A lucky break for Tesla, which is now a check notes robotics company. If it had been a success it would have taken their attention away from innovation in a truly profitable business space and they'd just be a car company.
I took my model Y in to the Tesla dealer yesterday for some minor repairs. It was taking longer than expected so they gave about 4 or 5 customers loaner cars so we could go do other stuff. Each of us got a Cybertruck.

It sort of speaks to the fact that it isn’t selling well that they are using them for loaners.

It’s a pretty unappealing car.

It's a bit encouraging to read about Edison's flops too. All my failures have just been preparation! One was a kind of 1890 Optimus, dolls he called "little monsters" with a built in miniature phonograph.

https://en.wikipedia.org/wiki/Edison%27s_Phonograph_Doll

I am impressed by how much of commercial success is a matter of the product's tastefulness. Chamath Palihapitiya said this and I have to agree. It is easy to Dunning-Kruger your business to death without it.

What happens when sales just stop? I can’t imagine what it would look like if it were discontinued after only 2–3 years. Although, it might be smart to start shifting resources away from the Cybertruck and toward developing something else.
Aster Tesla's service center tried to extort us to receive a safety recall appointment time, we decided we were done with them.

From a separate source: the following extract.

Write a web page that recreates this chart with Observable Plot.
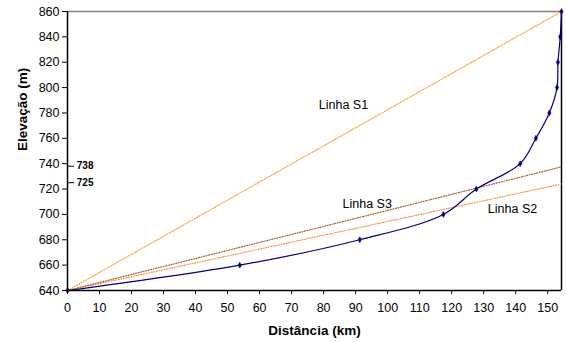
<!DOCTYPE html>
<html><head><meta charset="utf-8">
<script src="https://cdn.jsdelivr.net/npm/d3@7"></script>
<script src="https://cdn.jsdelivr.net/npm/@observablehq/plot@0.6"></script>
<style>body{margin:0;background:#fff;font-family:"Liberation Sans",Arial,sans-serif}</style>
</head><body><div id="chart"></div>
<script>
const distancia = [0, 53.8, 91.3, 117.4, 127.7, 141.4, 146.3, 150.5, 152.9, 153.2, 153.9, 154.3];
const elevacao = [640, 660, 680, 700, 720, 740, 760, 780, 800, 820, 840, 860];
const lineNames = ["Linha S1", "Linha S2", "Linha S3"];
const lineEndElev = [860, 724, 737.5];
const lineColors = ["#FFA033", "#FF8C42", "#A8582A"];
const labelX = [86.2, 139, 93.6];
const labelY = [786, 704, 708.5];
const refValues = [738, 725];
const xTicks = d3.range(0, 151, 10);
const yTicks = d3.range(640, 861, 20);
const xMax = 154.3;

const profile = distancia.map((d, i) => ({x: d, y: elevacao[i]}));
const lines = lineNames.flatMap((n, i) => [
  {name: n, x: 0, y: 640, c: lineColors[i]},
  {name: n, x: xMax, y: lineEndElev[i], c: lineColors[i]}
]);
const labels = lineNames.map((n, i) => ({name: n, x: labelX[i], y: labelY[i]}));

const chart = Plot.plot({
  width: 566,
  height: 342,
  marginLeft: 67,
  marginRight: 5,
  marginTop: 11,
  marginBottom: 52,
  style: {fontFamily: "'Liberation Sans', Arial, sans-serif", fontSize: "12.5px", background: "#fff", color: "#000"},
  x: {domain: [0, xMax], ticks: xTicks, label: null},
  y: {domain: [640, 860], ticks: yTicks, label: null},
  marks: [
    Plot.ruleY([860], {stroke: "#808080", strokeWidth: 1.5}),
    Plot.ruleX([xMax], {stroke: "#000", strokeWidth: 1.5}),
    Plot.line(lines, {x: "x", y: "y", z: "name", stroke: "c", strokeWidth: 1.2, strokeDasharray: "1,1.6"}),
    Plot.line(profile, {x: "x", y: "y", curve: "catmull-rom", stroke: "#000080", strokeWidth: 1.2}),
    Plot.dot(profile, {x: "x", y: "y", symbol: "diamond", r: 1.8, fill: "#000080", stroke: "#000080", strokeWidth: 0.5}),
    Plot.text(labels, {x: "x", y: "y", text: "name", fontSize: 12.5, fill: "#000"}),
    Plot.ruleY(refValues, {y: d => d, x1: 0, x2: 2.2, stroke: "#000", strokeWidth: 1}),
    Plot.text(refValues, {y: d => d, x: 2.9, text: d => String(d), textAnchor: "start", fontSize: 10, fontWeight: "bold", fill: "#000"}),
    Plot.ruleX([0], {stroke: "#000", strokeWidth: 1.5}),
    Plot.ruleY([640], {stroke: "#000", strokeWidth: 1.5}),
    Plot.axisX({ticks: xTicks, tickSize: 4, tickPadding: 9, label: null}),
    Plot.axisY({ticks: yTicks, tickSize: 5, tickPadding: 3, label: null}),
    Plot.text(["Distância (km)"], {frameAnchor: "bottom", dy: 44, fontWeight: "bold", fontSize: 13.5}),
    Plot.text(["Elevação (m)"], {frameAnchor: "left", dx: -45, rotate: -90, fontWeight: "bold", fontSize: 13.5})
  ]
});
document.getElementById("chart").appendChild(chart);
</script></body></html>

We had a recall we called to try and schedule several times, and they always said, "we have no appointments available right now, but if you want to pay $400 for a new center console computer part too, we can get you in this week."

Shady.

(FWIW the car itself had so many issues. It didn't seal, so at highway speeds it would cause pressure waves inside, the door handles broke a bunch, the dashboard would regularly crash and need to be rebooted and we'd lose the speedometer, a bunch of fit and finish issues like threads that dangled from panels... and more)

Biggest waste of an opportunity I've encountered.

Not mentioned in the article is that the truck isn't built as originally promised. The exoskeleton was supposed to do away with the need for an internal frame, giving it weight and cost advantages. Turned out they couldn't make it work for production, so it's built like a normal vehicle.

A normal carmaker would have shown the cybertruck as a concept, and the final product would have whatever compromises necessary to make it a successful production car. Tesla promised it would look exactly like that and took deposits, so they stuck with the weird design even after the engineering reason for it was gone.